Le ministère de la Défense américain a annulé mardi le mégacontrat de « cloud » (informatique à distance) d’une valeur de 10 milliards de dollars attribué en 2019 à Microsoft au détriment d’Amazon, mettant ainsi fin à une bataille judiciaire qui évoquait l’influence supposée de Donald Trump.
Il prévoit à la place d’engager plusieurs compagnies, à commencer par Microsoft et Amazon.
Le mégacontrat baptisé JEDI (Joint Enterprise Defense Infrastructure), dans les tuyaux depuis 2018, ne répondait plus aux besoins du Pentagone en raison notamment « de l’évolution des exigences » et « des avancées du secteur », a justifié le ministère dans un communiqué.
Il a été surtout retardé par la plainte déposée par Amazon peu après son attribution à Microsoft.

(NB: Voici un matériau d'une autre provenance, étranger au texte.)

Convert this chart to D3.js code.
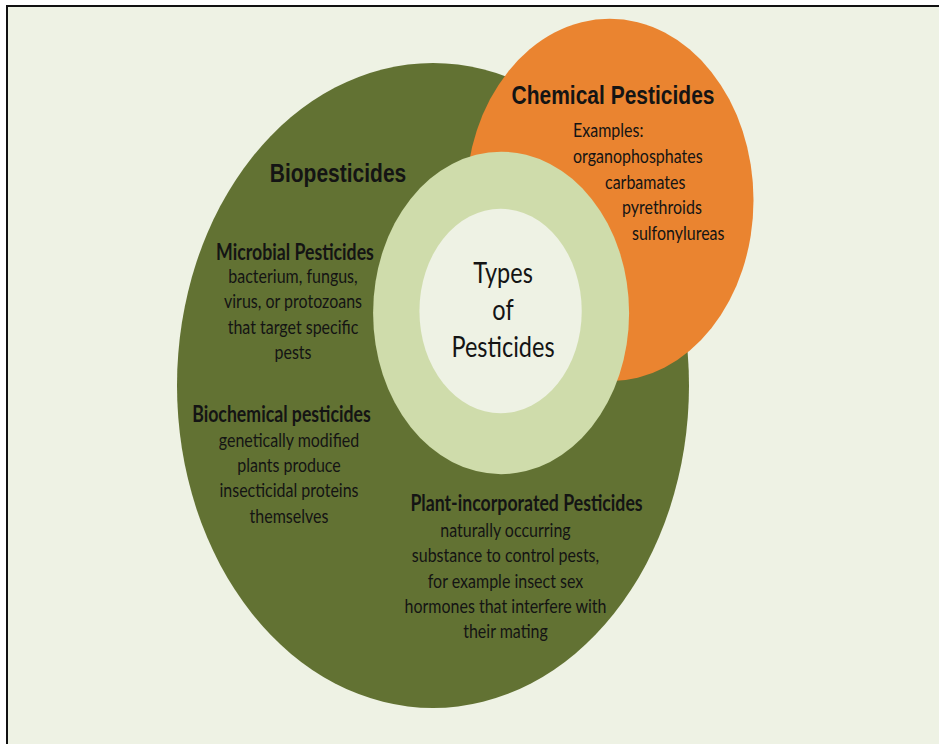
<!DOCTYPE html>
<html>
<head>
<meta charset="utf-8">
<script src="https://cdn.jsdelivr.net/npm/d3@7"></script>
<style>
  html, body { margin: 0; padding: 0; background: #ffffff; }
  svg { display: block; }
</style>
</head>
<body>
<svg id="chart" width="939" height="744"></svg>
<script>
// ---------------- DATA ----------------
// Sets in the diagram (diagram units: the Biopesticides circle is centred at 0,0 with radius 100)
const setNames   = ["Biopesticides", "Chemical Pesticides", "Types of Pesticides (ring)", "Types of Pesticides (core)"];
const setCx      = [0, 69, 26.6, 26.4];
const setCy      = [0, -57.5, -22.5, -23.1];
const setR       = [100, 56.2, 50, 31.7];
const setColors  = ["#627233", "#ea8430", "#cfdcab", "#eef2e4"];

const centerLines      = ["Types", "of", "Pesticides"];
const bioTitle         = "Biopesticides";
const chemTitle        = "Chemical Pesticides";
const chemLines        = ["Examples:", "organophosphates", "carbamates", "pyrethroids", "sulfonylureas"];
const microbialTitle   = "Microbial Pesticides";
const microbialLines   = ["bacterium, fungus,", "virus, or protozoans", "that target specific", "pests"];
const biochemTitle     = "Biochemical pesticides";
const biochemLines     = ["genetically modified", "plants produce", "insecticidal proteins", "themselves"];
const plantTitle       = "Plant-incorporated Pesticides";
const plantLines       = ["naturally occurring", "substance to control pests,", "for example insect sex", "hormones that interfere with", "their mating"];

// ---------------- LAYOUT ----------------
const W = 939, H = 744;
const K = 1.26; // vertical stretch of the original picture
const svg = d3.select("#chart");

// Frame
svg.append("rect").attr("x", 7).attr("y", 6).attr("width", W).attr("height", H)
  .attr("fill", "#eef2e4").attr("stroke", "#111").attr("stroke-width", 2);

const x = d3.scaleLinear().domain([-100, 100]).range([177, 689]);
const y = d3.scaleLinear().domain([-100, 100]).range([63, 708]);

const sets = setNames.map((n, i) => ({ name: n, cx: setCx[i], cy: setCy[i], r: setR[i], color: setColors[i] }));

svg.append("g").selectAll("ellipse").data(sets).join("ellipse")
  .attr("cx", d => x(d.cx))
  .attr("cy", d => y(d.cy))
  .attr("rx", d => x(d.r) - x(0))
  .attr("ry", d => y(d.r) - y(0))
  .attr("fill", d => d.color);

const BODY = "Lato, 'Open Sans', sans-serif";
const HEAD = "'Liberation Sans', Arial, sans-serif";
const gText = svg.append("g").attr("fill", "#141414");

function label(str, px, py, opts) {
  gText.append("text")
    .attr("transform", `translate(${px},${py}) scale(1,${K})`)
    .attr("text-anchor", opts.anchor || "middle")
    .style("font-family", opts.family)
    .style("font-size", opts.size + "px")
    .style("font-weight", opts.weight || "normal")
    .text(str);
}

const bodySize = 16, subSize = 17.7;

// Titles
label(bioTitle, 338, 182, { family: HEAD, size: 21, weight: "bold" });
label(chemTitle, 613, 104, { family: HEAD, size: 21, weight: "bold" });

// Chemical examples (stair-stepped, following the circle edge)
const chemX = [573, 573, 605, 622, 632];
const chemY = [137, 163, 189, 214, 240];
chemLines.forEach((t, i) => label(t, chemX[i], chemY[i], { family: BODY, size: bodySize, anchor: "start" }));

// Microbial
label(microbialTitle, 295, 260, { family: BODY, size: subSize, weight: "bold" });
microbialLines.forEach((t, i) => label(t, 293, 283 + i * 25.3, { family: BODY, size: bodySize }));

// Biochemical
label(biochemTitle, 281.5, 422, { family: BODY, size: subSize, weight: "bold" });
biochemLines.forEach((t, i) => label(t, 289, 447 + i * 25.2, { family: BODY, size: bodySize }));

// Plant-incorporated
label(plantTitle, 526.5, 511, { family: BODY, size: subSize, weight: "bold" });
plantLines.forEach((t, i) => label(t, 505.5, 537 + i * 25.3, { family: BODY, size: bodySize }));

// Centre
centerLines.forEach((t, i) => label(t, 503, 283 + i * 37, { family: BODY, size: 23.5 }));
</script>
</body>
</html>
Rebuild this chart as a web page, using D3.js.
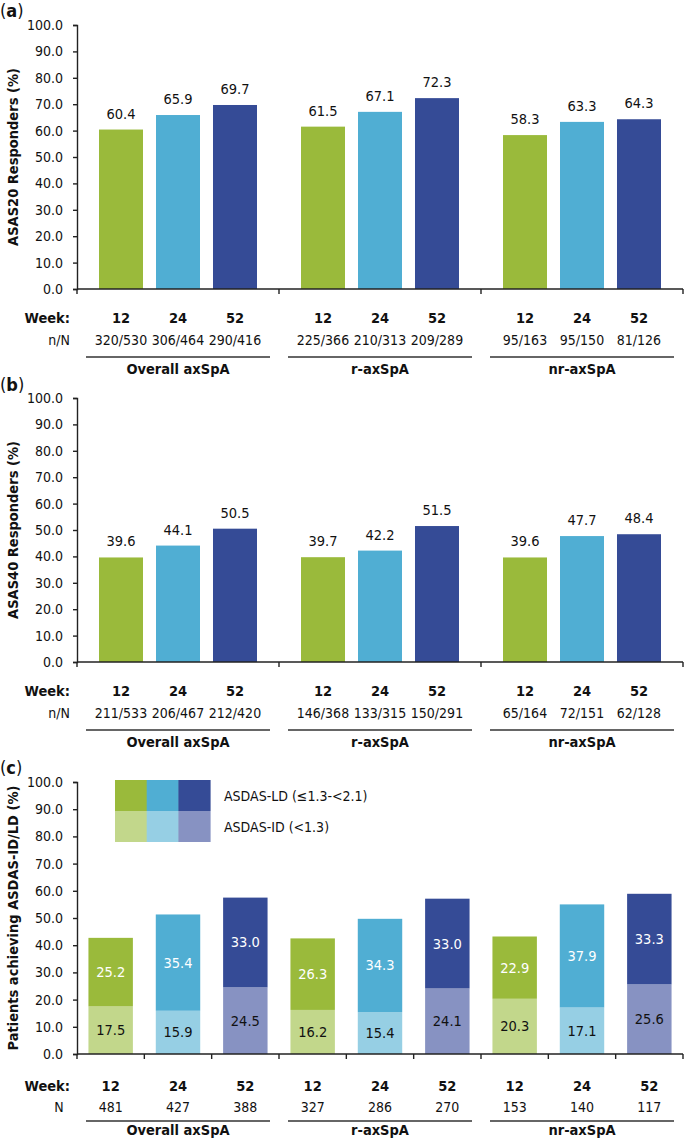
<!DOCTYPE html>
<html>
<head>
<meta charset="utf-8">
<script src="https://cdn.jsdelivr.net/npm/d3@7"></script>
<style>
  html, body { margin: 0; padding: 0; background: #fff; }
  svg { display: block; }
  text { font-family: "DejaVu Sans Condensed", "DejaVu Sans", sans-serif; font-stretch: condensed; fill: #111; }
</style>
</head>
<body>
<svg id="chart" width="684" height="1138"></svg>
<script>
// ---------- DATA ----------
const groups = ["Overall axSpA", "r-axSpA", "nr-axSpA"];
const weeks = ["12", "24", "52"];
const yTickValues = [0, 10, 20, 30, 40, 50, 60, 70, 80, 90, 100];

const asas20 = [60.4, 65.9, 69.7, 61.5, 67.1, 72.3, 58.3, 63.3, 64.3];
const asas20nN = ["320/530", "306/464", "290/416", "225/366", "210/313", "209/289", "95/163", "95/150", "81/126"];

const asas40 = [39.6, 44.1, 50.5, 39.7, 42.2, 51.5, 39.6, 47.7, 48.4];
const asas40nN = ["211/533", "206/467", "212/420", "146/368", "133/315", "150/291", "65/164", "72/151", "62/128"];

const asdasID = [17.5, 15.9, 24.5, 16.2, 15.4, 24.1, 20.3, 17.1, 25.6];
const asdasLD = [25.2, 35.4, 33.0, 26.3, 34.3, 33.0, 22.9, 37.9, 33.3];
const asdasN = ["481", "427", "388", "327", "286", "270", "153", "140", "117"];

const weekColors = ["#9aba3b", "#50aed3", "#354b96"];
const weekLightColors = ["#c2d78b", "#96cfe4", "#8792c2"];
const legendLabels = ["ASDAS-LD (\u22641.3-<2.1)", "ASDAS-ID (<1.3)"];

// ---------- LAYOUT ----------
const svg = d3.select("#chart");
const X0 = 77, X1 = 683;
const fmt = d3.format(".1f");
const cats = [];
groups.forEach(g => weeks.forEach(w => cats.push(g + "|" + w)));

function yAxis(g, y) {
  const ax = g.append("g").attr("transform", `translate(${X0},0)`)
    .call(d3.axisLeft(y).tickValues(yTickValues).tickFormat(fmt).tickSize(4).tickPadding(10));
  ax.select(".domain").attr("stroke", "#222").attr("stroke-width", 1.4);
  ax.selectAll(".tick line").attr("stroke", "#222").attr("stroke-width", 1.4);
  ax.selectAll(".tick text").attr("font-size", 14).attr("font-family", null).style("fill", "#111");
}

function panelLabel(letter, yb) {
  const t = svg.append("text").attr("x", 0).attr("y", yb).attr("font-size", 18);
  t.append("tspan").text("(");
  t.append("tspan").attr("font-weight", "bold").text(letter);
  t.append("tspan").text(")");
}

function yTitle(text, yTop, yBot) {
  svg.append("text")
    .attr("transform", `translate(13,${(yTop + yBot) / 2}) rotate(-90)`)
    .attr("text-anchor", "middle").attr("dominant-baseline", "central")
    .attr("font-size", 14.5).attr("font-weight", "bold").text(text);
}

function bottomTable(center, groupX, groupW, baseY, rowLabel, rowValues, lay) {
  svg.append("text").attr("x", 70).attr("y", baseY + lay.week).attr("text-anchor", "end")
    .attr("font-size", 14.5).attr("font-weight", "bold").text("Week:");
  svg.append("text").attr("x", 59).attr("y", baseY + lay.n).attr("text-anchor", "middle")
    .attr("font-size", 14).text(rowLabel);
  cats.forEach((c, i) => {
    svg.append("text").attr("x", center(i)).attr("y", baseY + lay.week).attr("text-anchor", "middle")
      .attr("font-size", 14.5).attr("font-weight", "bold").text(weeks[i % 3]);
    svg.append("text").attr("x", center(i)).attr("y", baseY + lay.n).attr("text-anchor", "middle")
      .attr("font-size", 14).text(rowValues[i]);
  });
  groups.forEach(g => {
    const gx = groupX(g);
    svg.append("line").attr("x1", gx + 9).attr("x2", gx + groupW - 9)
      .attr("y1", baseY + lay.line).attr("y2", baseY + lay.line)
      .attr("stroke", "#333").attr("stroke-width", 1.5);
    svg.append("text").attr("x", gx + groupW / 2).attr("y", baseY + lay.label).attr("text-anchor", "middle")
      .attr("font-size", 14.5).attr("font-weight", "bold").text(g);
  });
}

// ---------- PANELS a & b ----------
function groupedPanel(values, nN, top, bottom, letter, title, labelY) {
  const g = svg.append("g");
  const y = d3.scaleLinear().domain([0, 100]).range([bottom, top]);
  const xg = d3.scaleBand().domain(groups).range([X0, X1]).padding(0);
  const xw = d3.scaleBand().domain(weeks).range([0, xg.bandwidth()]).paddingInner(0.228).paddingOuter(0.386);
  const bx = i => xg(groups[Math.floor(i / 3)]) + xw(weeks[i % 3]);

  g.selectAll("rect.bar").data(values).join("rect").attr("class", "bar")
    .attr("x", (d, i) => bx(i)).attr("width", xw.bandwidth())
    .attr("y", d => y(d)).attr("height", d => y(0) - y(d))
    .attr("fill", (d, i) => weekColors[i % 3]);

  g.selectAll("text.val").data(values).join("text").attr("class", "val")
    .attr("x", (d, i) => bx(i) + xw.bandwidth() / 2).attr("y", d => y(d) - 11)
    .attr("text-anchor", "middle").attr("font-size", 14.5).text(d => fmt(d));

  yAxis(g, y);
  g.append("line").attr("x1", X0).attr("x2", X1).attr("y1", y(0)).attr("y2", y(0))
    .attr("stroke", "#222").attr("stroke-width", 1.4);
  const bounds = groups.map(d => xg(d)).concat([xg(groups[2]) + xg.bandwidth()]);
  bounds.forEach(b => g.append("line").attr("x1", b).attr("x2", b).attr("y1", y(0)).attr("y2", y(0) + 5)
    .attr("stroke", "#222").attr("stroke-width", 1.4));

  panelLabel(letter, labelY);
  yTitle(title, top, bottom);
  bottomTable(i => bx(i) + xw.bandwidth() / 2, d => xg(d), xg.bandwidth(), bottom, "n/N", nN,
    { week: 34, n: 56, line: 68, label: 85 });
}

groupedPanel(asas20, asas20nN, 25, 289, "a", "ASAS20 Responders (%)", 17);
groupedPanel(asas40, asas40nN, 398, 662, "b", "ASAS40 Responders (%)", 391);

// ---------- PANEL c ----------
(function () {
  const top = 782, bottom = 1054;
  const g = svg.append("g");
  const y = d3.scaleLinear().domain([0, 100]).range([bottom, top]);
  const x = d3.scaleBand().domain(cats).range([X0, X1]).paddingInner(0.34).paddingOuter(0.17);
  const xg = d3.scaleBand().domain(groups).range([X0, X1]).padding(0);

  const rows = cats.map((c, i) => ({ c, i, id: asdasID[i], ld: asdasLD[i] }));
  g.selectAll("rect.id").data(rows).join("rect").attr("class", "id")
    .attr("x", d => x(d.c)).attr("width", x.bandwidth())
    .attr("y", d => y(d.id)).attr("height", d => y(0) - y(d.id))
    .attr("fill", d => weekLightColors[d.i % 3]);
  g.selectAll("rect.ld").data(rows).join("rect").attr("class", "ld")
    .attr("x", d => x(d.c)).attr("width", x.bandwidth())
    .attr("y", d => y(d.id + d.ld)).attr("height", d => y(d.id) - y(d.id + d.ld))
    .attr("fill", d => weekColors[d.i % 3]);
  g.selectAll("text.idv").data(rows).join("text").attr("class", "idv")
    .attr("x", d => x(d.c) + x.bandwidth() / 2).attr("y", d => y(d.id / 2))
    .attr("text-anchor", "middle").attr("dominant-baseline", "central")
    .attr("font-size", 14.5).text(d => fmt(d.id));
  g.selectAll("text.ldv").data(rows).join("text").attr("class", "ldv")
    .attr("x", d => x(d.c) + x.bandwidth() / 2).attr("y", d => y(d.id + d.ld / 2))
    .attr("text-anchor", "middle").attr("dominant-baseline", "central")
    .attr("font-size", 14.5).style("fill", "#fff").text(d => fmt(d.ld));

  yAxis(g, y);
  g.append("line").attr("x1", X0).attr("x2", X1).attr("y1", y(0)).attr("y2", y(0))
    .attr("stroke", "#222").attr("stroke-width", 1.4);
  const bounds = cats.map(c => x(c) - x.step() * x.paddingOuter()).concat([X1]);
  bounds.forEach(b => g.append("line").attr("x1", b).attr("x2", b).attr("y1", y(0)).attr("y2", y(0) + 5)
    .attr("stroke", "#222").attr("stroke-width", 1.4));

  // legend
  const lx = 115, ly = 780, cw = 31.7, ch = 31;
  weekColors.forEach((col, k) => {
    svg.append("rect").attr("x", lx + k * cw).attr("y", ly).attr("width", cw + 0.5).attr("height", ch).attr("fill", col);
    svg.append("rect").attr("x", lx + k * cw).attr("y", ly + ch).attr("width", cw + 0.5).attr("height", ch).attr("fill", weekLightColors[k]);
  });
  legendLabels.forEach((t, k) => {
    svg.append("text").attr("x", 224).attr("y", ly + ch / 2 + k * ch).attr("dominant-baseline", "central")
      .attr("font-size", 14).text(t);
  });

  panelLabel("c", 774);
  yTitle("Patients achieving ASDAS-ID/LD (%)", top, bottom);
  bottomTable(i => x(cats[i]) + x.bandwidth() / 2, d => xg(d), xg.bandwidth(), bottom, "N", asdasN,
    { week: 37, n: 58, line: 67, label: 81 });
})();
</script>
</body>
</html>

Y renoncer permet « de mettre fin à un feuilleton à rebondissements de plusieurs années qui a mis le contrat JEDI sur pause », estime Dan Ives, spécialiste du secteur technologique pour le cabinet Wedbush.
« La transformation vers le cloud ne ralentit pas, le Pentagone devait prendre cette décision », a-t-il affirmé.
L’armée a « urgemment » besoin de services de cloud fournis par des entreprises habilitées à travailler pour tous les niveaux de classification du secret défense, a de fait souligné John Sherman, responsable des systèmes d’information au ministère, lors d’une conférence téléphonique avec des journalistes.
Aussi, le Pentagone va entamer une nouvelle procédure pour recruter plusieurs sociétés spécialisées et non une seule.
– Sécurité des Etats-Unis –
Le contrat JEDI, d’une durée de 10 ans, visait à moderniser la totalité des systèmes informatiques des forces armées américaines, intégrant notamment davantage d’intelligence artificielle.
Dès la conclusion de l’appel d’offres à l’automne 2019 pour ce contrat, Amazon, initialement considéré comme favori, avait vivement remis en cause le choix du ministère. Une juge avait encore, en avril, refusé de rejeter la plainte d’Amazon comme le demandait le Pentagone.
Le géant du commerce en ligne, devenu un expert des services pour informatique dématérialisée, accusait notamment l’ex-président américain Donald Trump d’avoir piloté le choix du Pentagone en raison de son animosité envers Jeff Bezos, son fondateur. Il est aussi propriétaire du Washington Post, un quotidien qui a publié de nombreuses enquêtes sur l’ex-locataire de la Maison Blanche.
« Nous comprenons les raisons du ministère de la Défense », a réagi Microsoft sur son site.
Le ministère faisait « face à un choix difficile: poursuivre ce qui aurait pu devenir une bataille judiciaire de plusieurs années ou trouver une autre voie à suivre (…). La sécurité des États-Unis est plus importante que n’importe quel contrat », a commenté le groupe.
Le bâtiment du Pentagone à Washington, le 26 décembre 2011 (AFP/Archives – STAFF)
Amazon a de son côté salué la décision.
L’attribution du contrat à Microsoft « n’était pas fondée sur les mérites des propositions mais plutôt sur le résultat d’une influence extérieure qui n’avait pas sa place dans la procédure de marchés publics », a affirmé le groupe dans un message transmis à l’AFP.
« Nous sommes impatients de continuer à soutenir les efforts de modernisation du ministère de la Défense », est-il ajouté.
– « Pas une erreur » –
Le ministère prévoit désormais de se tourner vers plusieurs entreprises pour un nouveau contrat baptisé Joint Warfighter Cloud Capability (JWCC), qui se substituera au JEDI.
M. Sherman n’a pas souhaité donner de montant précis, indiquant seulement qu’il s’élèverait sans doute à « plusieurs milliards de dollars ».
Le ministère va commencer par solliciter des propositions auprès de Microsoft et Amazon, les deux seuls groupes actuellement « capables de répondre à ses besoins ».
Il poursuivra ensuite « ses études de marché pour déterminer si d’autres fournisseurs basés aux États-Unis » pourraient également remplir ses exigences, notamment Google, Oracle ou IBM.
L’annulation du contrat JEDI ne signifie pas que le ministère a commis une « erreur », a assuré M. Sherman.
Quand JEDI a été conçu, c’était « la bonne approche », a-t-il affirmé. Mais « le paysage a changé, tout comme nos besoins ».
« La raison principale » de la décision annoncée mardi « ne relève pas de ce qui a pu se passer sous la précédente administration, de ce qui a pu être dit ou non, de la procédure judiciaire », a asséné M. Sherman. L’armée a simplement besoin de ces nouvelles technologies « maintenant », a-t-il affirmé.